States that recognize common-law marriage
State law changes constantly, so be sure to check the specific laws in your state, but as of this writing, 27 states have no recognition of common-law marriage at all. Some states recognize it only for the purposes of probating wills, and those that do recognize it have rules about what constitutes a common-law marriage.
Requirements of common-law marriages
Contrary to popular belief, living together is but one of many requirements for a common-law marriage to be legally recognized as such. Most states hold the opinion that you cannot have a common-law marriage if you would not be legally able to hold a traditional marriage. For example, someone considered to be in a common-law marriage cannot already be married to another person, under the legal age to marry, or incapacitated or of an unsound mind.
In order to have a legally recognized common-law marriage, the couple must demonstrate the following three behaviors.
1. They must live together as a married couple.
2. They must openly "hold themselves out" to be married. In other words, the couple tells family members, friends, the community, their church, and everyone else that they are married or common-law married.

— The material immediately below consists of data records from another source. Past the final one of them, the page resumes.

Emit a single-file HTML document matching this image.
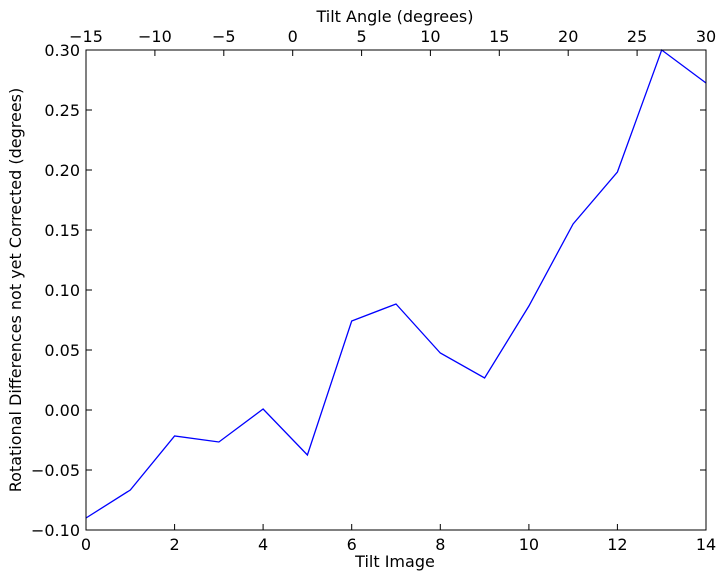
<!DOCTYPE html>
<html><head><meta charset="utf-8"><style>body{margin:0;background:#fff}svg{display:block}text{font-family:"DejaVu Sans",sans-serif;font-size:16px;fill:#000}</style></head><body>
<svg width="725" height="579" xmlns="http://www.w3.org/2000/svg">
<rect width="725" height="579" fill="#fff"/>
<polyline fill="none" stroke="#0000ff" stroke-width="1.3" points="86,518 130.3,490 174.6,436 218.9,442 263.1,409 307.4,455 351.7,321 396,304 440.3,353 484.6,378 528.9,306 573.1,224 617.4,172 661.7,50 706,83"/>
<rect x="86" y="50" width="620" height="480" fill="none" stroke="#000" stroke-width="1"/>
<g stroke="#000" stroke-width="1">
<path d="M86,530v-6M174.6,530v-6M263.1,530v-6M351.7,530v-6M440.3,530v-6M528.9,530v-6M617.4,530v-6M706,530v-6"/>
<path d="M86,50v6M154.9,50v6M223.8,50v6M292.7,50v6M361.6,50v6M430.4,50v6M499.3,50v6M568.2,50v6M637.1,50v6M706,50v6"/>
<path d="M86,50h6M86,110h6M86,170h6M86,230h6M86,290h6M86,350h6M86,410h6M86,470h6M86,530h6"/>
<path d="M706,50h-6M706,110h-6M706,170h-6M706,230h-6M706,290h-6M706,350h-6M706,410h-6M706,470h-6M706,530h-6"/>
</g>
<g text-anchor="middle">
<text x="86" y="550">0</text><text x="174.6" y="550">2</text><text x="263.1" y="550">4</text><text x="351.7" y="550">6</text><text x="440.3" y="550">8</text><text x="528.9" y="550">10</text><text x="617.4" y="550">12</text><text x="706" y="550">14</text>
<text x="395" y="567">Tilt Image</text>
<text x="86" y="42">−15</text><text x="154.9" y="42">−10</text><text x="223.8" y="42">−5</text><text x="292.7" y="42">0</text><text x="361.6" y="42">5</text><text x="430.4" y="42">10</text><text x="499.3" y="42">15</text><text x="568.2" y="42">20</text><text x="637.1" y="42">25</text><text x="706" y="42">30</text>
<text x="395" y="22">Tilt Angle (degrees)</text>
</g>
<g text-anchor="end">
<text x="80" y="56">0.30</text><text x="80" y="116">0.25</text><text x="80" y="176">0.20</text><text x="80" y="236">0.15</text><text x="80" y="296">0.10</text><text x="80" y="356">0.05</text><text x="80" y="416">0.00</text><text x="80" y="476">−0.05</text><text x="80" y="536">−0.10</text>
</g>
<text transform="translate(21,290) rotate(-90)" text-anchor="middle">Rotational Differences not yet Corrected (degrees)</text>
</svg>
</body></html>
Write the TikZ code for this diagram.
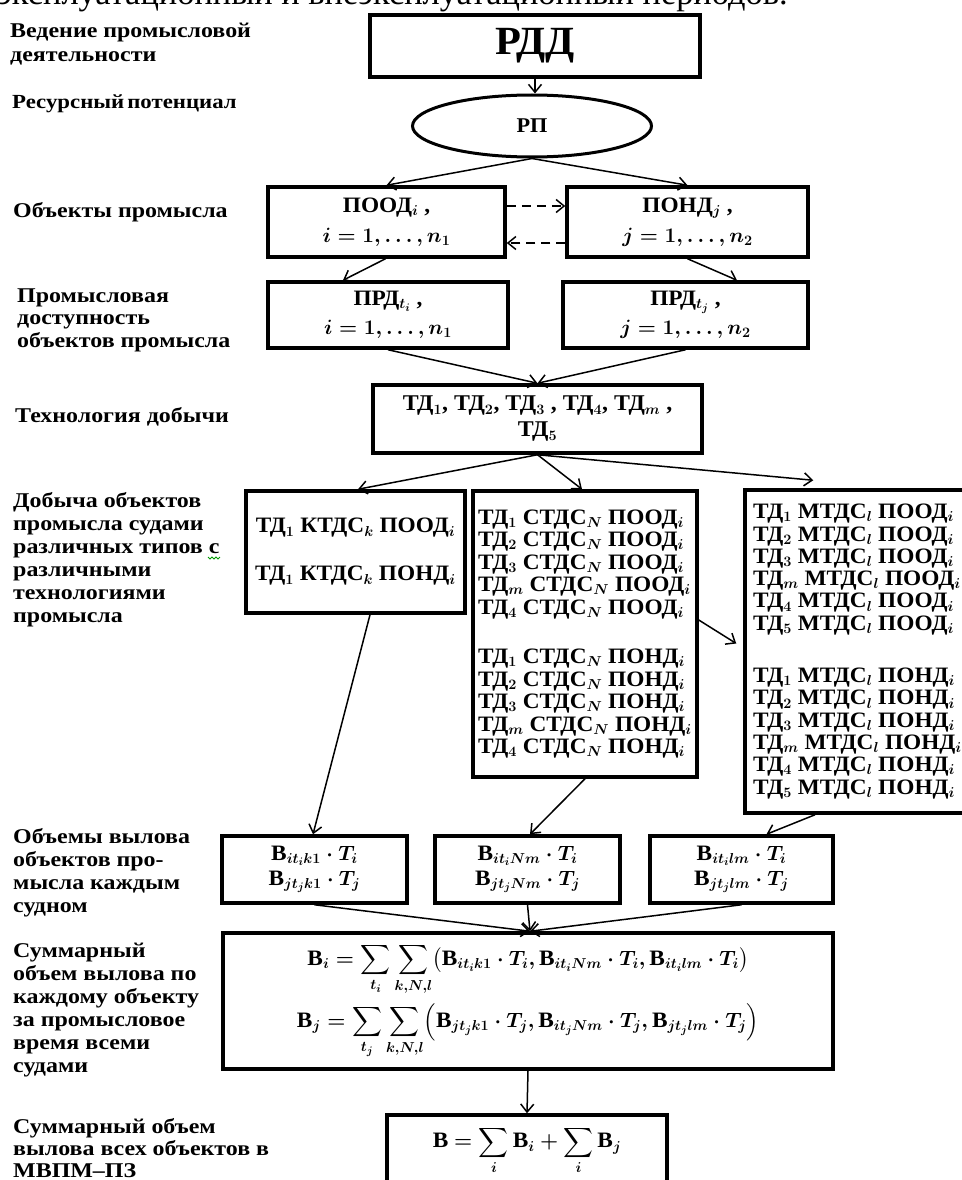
\documentclass[tikz,border=0pt]{standalone}
\usepackage{amsmath}
\usepackage{fontspec}
\setmainfont{Liberation Serif}
\newfontfamily\lblf{Liberation Serif}[FakeStretch=1.14]
\newfontfamily\bxf{Liberation Serif}[FakeStretch=1.06]
\usetikzlibrary{arrows.meta,shapes.geometric}

\tikzset{
  box/.style={draw, line width=3.5pt, inner sep=0pt, align=center},
  bxfont/.style={font=\bxf\bfseries\boldmath\fontsize{22}{#1}\selectfont},
  % captions are anchored at the baseline of their last line
  lbl/.style={anchor=base west, inner sep=0pt, align=left,
    font=\lblf\bfseries\fontsize{21}{23}\selectfont},
  conn/.style={line width=1.5pt, -{Straight Barb[length=8pt,width=13pt]}},
  dconn/.style={conn, dash pattern=on 9pt off 6pt},
}

\begin{document}
\begin{tikzpicture}[x=1pt,y=-1pt]
\useasboundingbox (0,0) rectangle (961,1180);

% running text of the page above the scheme
\node[anchor=base west, inner sep=0pt, font=\fontsize{34.4}{34}\selectfont] (head) at (-3,5)
  {эксплуатационный и внеэксплуатационный периодов.};

% ---- left-hand captions of the levels
\node[lbl, font=\lblf\bfseries\fontsize{21}{24}\selectfont] (l1) at (10,62) {Ведение промысловой\\деятельности};
\node[lbl, font=\lblf\bfseries\fontsize{20}{23}\selectfont] (l2) at (12,109) {Ресурсный\hspace{3pt}потенциал};
\node[lbl] (l3) at (13,217) {Объекты промысла};
\node[lbl, font=\lblf\bfseries\fontsize{21}{22.5}\selectfont] (l4) at (17,347) {Промысловая\\доступность\\объектов промысла};
\node[lbl] (l5) at (15,422) {Технология добычи};
\node[lbl] (l6) at (13,622) {Добыча объектов\\промысла судами\\различных типов с\\различными\\технологиями\\промысла};
\node[lbl] (l7) at (13,912) {Объемы вылова\\объектов про-\\мысла каждым\\судном};
\node[lbl] (l8) at (13,1072) {Суммарный\\объем вылова по\\каждому объекту\\за промысловое\\время всеми\\судами};
\node[lbl, font=\lblf\bfseries\fontsize{21}{22}\selectfont] (l9) at (13,1177) {Суммарный объем\\вылова всех объектов в\\МВПМ–ПЗ};
% spelling mark under the preposition
\draw[green!60!black, line width=0.9pt] (208,557) -- (210,559) -- (212,557) -- (214,559) -- (216,557) -- (218,559) -- (220,557);

% ---- scheme
\node[box, minimum width=330pt, minimum height=62pt,
  font=\bxf\bfseries\fontsize{40}{44}\selectfont] (rdd) at (535,46) {РДД};
\node[box, ellipse, line width=3pt, minimum width=239pt, minimum height=62pt,
  font=\bxf\bfseries\fontsize{21}{24}\selectfont] (rp) at (532,126) {РП};

\node[box, bxfont=30, minimum width=237pt, minimum height=70pt] (pood) at (386.5,222)
  {ПООД$_i$ ,\\$i = 1, \ldots , n_1$};
\node[box, bxfont=30, minimum width=241pt, minimum height=70pt] (pond) at (687.5,222)
  {ПОНД$_j$ ,\\$j = 1, \ldots , n_2$};

\node[box, bxfont=29, minimum width=240pt, minimum height=66pt] (prdi) at (388,315)
  {ПРД$_{t_i}$ ,\\$i = 1, \ldots , n_1$};
\node[box, bxfont=29, minimum width=245pt, minimum height=66pt] (prdj) at (685.5,315)
  {ПРД$_{t_j}$ ,\\$j = 1, \ldots , n_2$};

\node[box, minimum width=329pt, minimum height=68pt,
  font=\bxf\bfseries\boldmath\fontsize{22.5}{26}\selectfont] (td) at (537.5,419)
  {ТД$_1$, ТД$_2$, ТД$_3$ , ТД$_4$, ТД$_m$ ,\\ТД$_5$};

\node[box, bxfont=48, minimum width=219pt, minimum height=122pt] (ktds) at (355.5,552)
  {ТД$_1$ КТДС$_k$ ПООД$_i$\\ТД$_1$ КТДС$_k$ ПОНД$_i$};

\node[box, bxfont=22.5, align=left, minimum width=224pt, minimum height=286pt] (stds) at (585,634)
  {ТД$_1$ СТДС$_N$ ПООД$_i$\\
   ТД$_2$ СТДС$_N$ ПООД$_i$\\
   ТД$_3$ СТДС$_N$ ПООД$_i$\\
   ТД$_m$ СТДС$_N$ ПООД$_i$\\
   ТД$_4$ СТДС$_N$ ПООД$_i$\\[27pt]
   ТД$_1$ СТДС$_N$ ПОНД$_i$\\
   ТД$_2$ СТДС$_N$ ПОНД$_i$\\
   ТД$_3$ СТДС$_N$ ПОНД$_i$\\
   ТД$_m$ СТДС$_N$ ПОНД$_i$\\
   ТД$_4$ СТДС$_N$ ПОНД$_i$};

\node[box, bxfont=22.3, align=left, minimum width=225pt, minimum height=323pt] (mtds) at (857.5,651.5)
  {ТД$_1$ МТДС$_l$ ПООД$_i$\\
   ТД$_2$ МТДС$_l$ ПООД$_i$\\
   ТД$_3$ МТДС$_l$ ПООД$_i$\\
   ТД$_m$ МТДС$_l$ ПООД$_i$\\
   ТД$_4$ МТДС$_l$ ПООД$_i$\\
   ТД$_5$ МТДС$_l$ ПООД$_i$\\[30pt]
   ТД$_1$ МТДС$_l$ ПОНД$_i$\\
   ТД$_2$ МТДС$_l$ ПОНД$_i$\\
   ТД$_3$ МТДС$_l$ ПОНД$_i$\\
   ТД$_m$ МТДС$_l$ ПОНД$_i$\\
   ТД$_4$ МТДС$_l$ ПОНД$_i$\\
   ТД$_5$ МТДС$_l$ ПОНД$_i$};

\node[box, bxfont=25, minimum width=185pt, minimum height=67pt] (v1) at (314.5,869.5)
  {В$_{it_ik1}\cdot T_i$\\В$_{jt_jk1}\cdot T_j$};
\node[box, bxfont=25, minimum width=185pt, minimum height=67pt] (v2) at (527.5,869.5)
  {В$_{it_iNm}\cdot T_i$\\В$_{jt_jNm}\cdot T_j$};
\node[box, bxfont=25, minimum width=183pt, minimum height=67pt] (v3) at (741.5,869.5)
  {В$_{it_ilm}\cdot T_i$\\В$_{jt_jlm}\cdot T_j$};

\node[box, bxfont=58, minimum width=610pt, minimum height=136pt] (sum) at (528,1001)
  {В$_i = \displaystyle\sum_{t_i}\sum_{k,N,l}\bigl(\text{В}_{it_ik1}\cdot T_i, \text{В}_{it_iNm}\cdot T_i, \text{В}_{it_ilm}\cdot T_i\bigr)$\\[4pt]
   В$_j = \displaystyle\sum_{t_j}\sum_{k,N,l}\Bigl(\text{В}_{jt_jk1}\cdot T_j, \text{В}_{it_jNm}\cdot T_j, \text{В}_{jt_jlm}\cdot T_j\Bigr)$};

\node[box, bxfont=25, minimum width=280pt, minimum height=71pt] (total) at (527,1150.5)
  {В $= \displaystyle\sum_i \text{В}_i + \sum_i \text{В}_j$};

% ---- connectors
\draw[conn] (rdd.south) -- (rdd.south |- rp.north);
\draw[conn] (rp.south) -- (pood.north);
\draw[conn] (rp.south) -- (pond.north);
\draw[dconn] ([yshift=16pt]pood.east) -- ([yshift=16pt]pond.west);
\draw[dconn] ([yshift=-21pt]pond.west) -- ([yshift=-21pt]pood.east);
\draw[conn] ([xshift=-1pt]pood.south) -- ([xshift=-45pt]prdi.north);
\draw[conn] (pond.south) -- ([xshift=51.5pt]prdj.north);
\draw[conn] (prdi.south) -- (td.north);
\draw[conn] (prdj.south) -- (td.north);
\draw[conn] (td.south) -- ([xshift=2.5pt]ktds.north);
\draw[conn] (td.south) -- ([xshift=-3pt]stds.north);
\draw[conn] (td.south) -- ([xshift=70pt,yshift=8pt]mtds.north west);
\draw[conn] ([yshift=14pt]stds.east) -- ([xshift=-7pt,yshift=8pt]mtds.west);
\draw[conn] ([xshift=14.5pt]ktds.south) -- ([xshift=-1.5pt]v1.north);
\draw[conn] (stds.south) -- ([xshift=2.5pt]v2.north);
\draw[conn] ([xshift=-42.5pt]mtds.south) -- ([xshift=25pt]v3.north);
\draw[conn] (v1.south) -- ([xshift=2pt]sum.north);
\draw[conn] (v2.south) -- ([xshift=2pt]sum.north);
\draw[conn] (v3.south) -- ([xshift=2pt]sum.north);
\draw[conn] (sum.south) -- (total.north);
\end{tikzpicture}
\end{document}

3. They must file their tax returns as "married filing jointly."
If your state recognizes common-law marriage, and you meet the requirements, you must divorce in the traditional manner. There is no such thing as "common-law divorce," just divorce and divorce laws. When only one party contends that there was never a common-law marriage, a judge will need to decide on the validity of a common-law claim by looking at the IRS filings to view filing status, the length of cohabitation, information about any children of the relationship, and any jointly owned real estate and other property.
Why would one party contest there was a common law marriage and one contest there was not? Normally for spousal-support reasons. Children of the relationship will receive the protections of child support, custody, and visitation regardless of whether or not there was a marriage.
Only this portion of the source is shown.